In the short-term roller coaster that has been the grain markets in recent months, last week once again saw us with a volatile market.
As predicted, the U.S. Department of Agriculture gave us the same tired numbers in the supply and demand report Feb. 16, resulting in lower prices briefly, before the traders blew it off.
Then, Feb. 18 and Feb. 19, USDA gave us numbers from their outlook conference that encouraged the market. The result was a low after the report of $5.381⁄2 March futures, after the high of $5.741⁄2 Feb. 11 .
After traders digested the report, we finished back up at $5.521⁄2 for the day, up $131⁄2 for the day. Quite a bounce!
We put in a high at $5.551⁄2 Feb. 19 after the outlook reports. After being lower Feb. 22, we were, as this was written Feb. 23, at $5.541⁄4, up over three cents on the day so far.
At issue last week was the carryout projections we were looking for from the USDA. The last month’s estimate was that at the end of the marketing year, Aug. 31, we would have 1.55 billion bushels left over.

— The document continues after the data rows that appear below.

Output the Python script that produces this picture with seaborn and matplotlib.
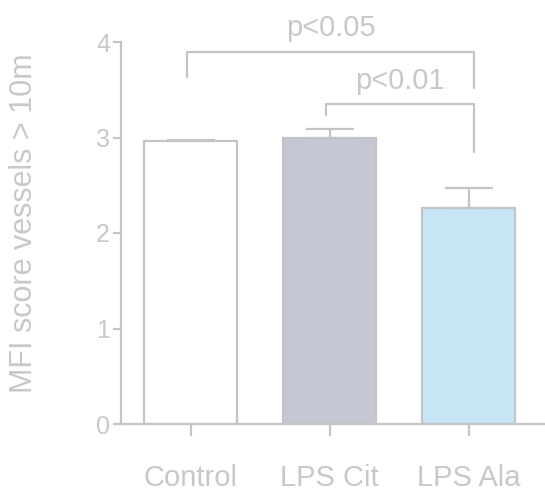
import numpy as np
import seaborn as sns
import matplotlib.pyplot as plt

groups = ["Control", "LPS Cit", "LPS Ala"]
means = [2.96, 3.00, 2.26]
sem = [0.01, 0.09, 0.21]
bar_colors = ["#ffffff", "#c5c8d4", "#c6e6f5"]

# significance brackets: (left group, right group, top, left leg end, right leg end, label)
brackets = [
    (0, 2, 3.90, 3.63, 3.52, "p<0.05"),
    (1, 2, 3.35, 3.24, 2.85, "p<0.01"),
]

line_col = "#c4c4c4"
text_col = "#c8c8c8"

sns.set_style("white")
plt.rcParams['font.family'] = ['Liberation Sans', 'DejaVu Sans']

fig = plt.figure(figsize=(5.45, 4.97), dpi=100)
ax = fig.add_axes([121 / 545, 73 / 497, 424 / 545, 382 / 497])

sns.barplot(x=groups, y=means, hue=groups, palette=bar_colors, legend=False,
            saturation=1, width=0.67, edgecolor=line_col, linewidth=1.6, ax=ax)

# one-sided error bars, as in the original figure
ax.errorbar(np.arange(len(groups)), means, yerr=[[0] * len(sem), sem],
            fmt="none", ecolor=line_col, elinewidth=1.6, capsize=17, capthick=1.6,
            zorder=1)

for (a, b, top, la, lb, lab) in brackets:
    xa, xb = a - 0.03, b + 0.04
    ax.plot([xa, xa, xb, xb], [la, top, top, lb], color=line_col, lw=1.6,
            clip_on=False)
    ax.text((xa + xb) / 2, top + 0.1, lab, ha="center", va="bottom",
            fontsize=21, color=text_col)

ax.set_xlim(-0.504, 2.55)
ax.set_ylim(0, 4)
ax.set_yticks([0, 1, 2, 3, 4])
sns.despine(ax=ax, top=True, right=True)
for s in ["left", "bottom"]:
    ax.spines[s].set_color(line_col)
    ax.spines[s].set_linewidth(1.6)

ax.tick_params(axis="y", length=6, width=1.6, color=line_col, labelcolor=text_col,
               labelsize=18, pad=2, left=True)
for t in ax.get_yticklabels():
    t.set_family(['Liberation Sans Narrow', 'Liberation Sans'])
ax.tick_params(axis="x", length=8.5, width=1.6, color=line_col, labelcolor=text_col,
               labelsize=21, pad=20, bottom=True)

ax.set_ylabel("MFI score vessels > 10m", fontsize=22, color=text_col)
ax.yaxis.set_label_coords(-0.193, 0.526)

fig.savefig("out.png", dpi=100)
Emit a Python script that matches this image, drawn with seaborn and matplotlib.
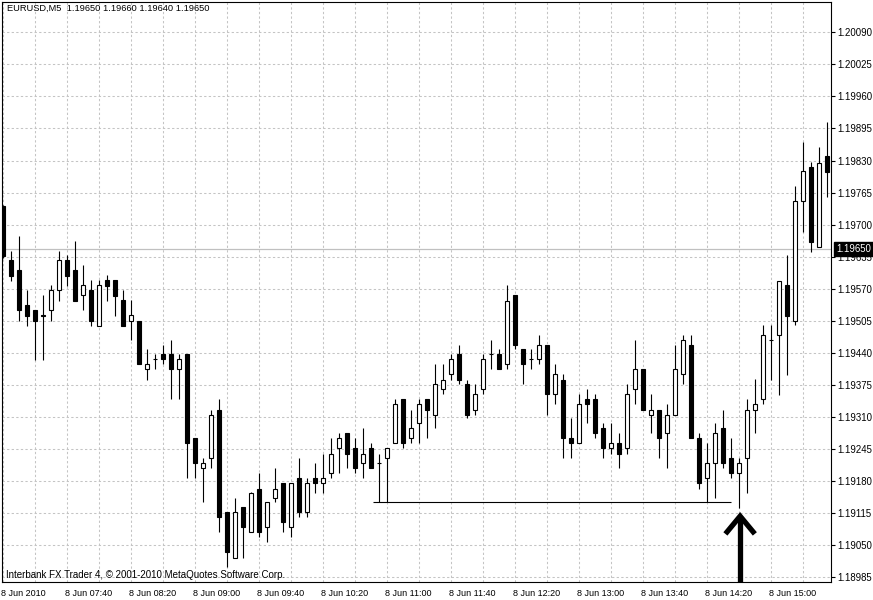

This is a little tight, but comfortable, with one billion being tight. Although traders thought that number should be much lower, even at 1.25 billion, USDA only lowered it to 1.5 billion bushels. The outlook estimate actually increased the carryout to 1.552 again, but other numbers have traders more positive to the market.
The export estimate was increased slightly, to 2.650 billion bushels, up from 2.6. Traders continue to expect that to be very low compared to the reality that we have already committed to most of the exports estimated for the year.
Increased domestic usage
The USDA expects our domestic usage to increase, taking up the slack in the 15.150 billion bushels of production they expect, up from 14.182 this year. USDA expects this production from an increase to 92 million acres of corn, with an average yield of 179.5 bpa, one better than last year. Those acres would be an increase from 89.7 million planted last year.
There are reasons to believe that the acres are a little high, and that would mean a significantly lower production and correspondingly lower carryout.
The result of these things on the market for the week was a gain in March corn futures of four cents, and a gain in the new crop December futures of 11 cents. We have not got back to the contract high of $5.741⁄2 March, but the rally is intact.
A bigger net gain was seen in the new crop soybeans. The March futures were up just five and a quarter cents, but the November contract was up a whopping 231⁄4 cents. We ended up with a carryout of 145 million bushels for the 2021-2022 year, which is still very tight, fueling the new crop futures rally. We expect to end this year with only 120 million bushels, which is even tighter.
The USDA expects 90 million acres to be planted, which is a million below a lot of private estimates. This means were are very tight in supply this year, with the anticipation of needing exports to process this summer.
Without more acres, we remain tight next year. This means the rally is likely not over in new beans.
Remember, the tug-of-war to get corn and bean acres is historically dramatic. We need 91 million of each, and that is more than we have ever planted before. They have to come from somewhere.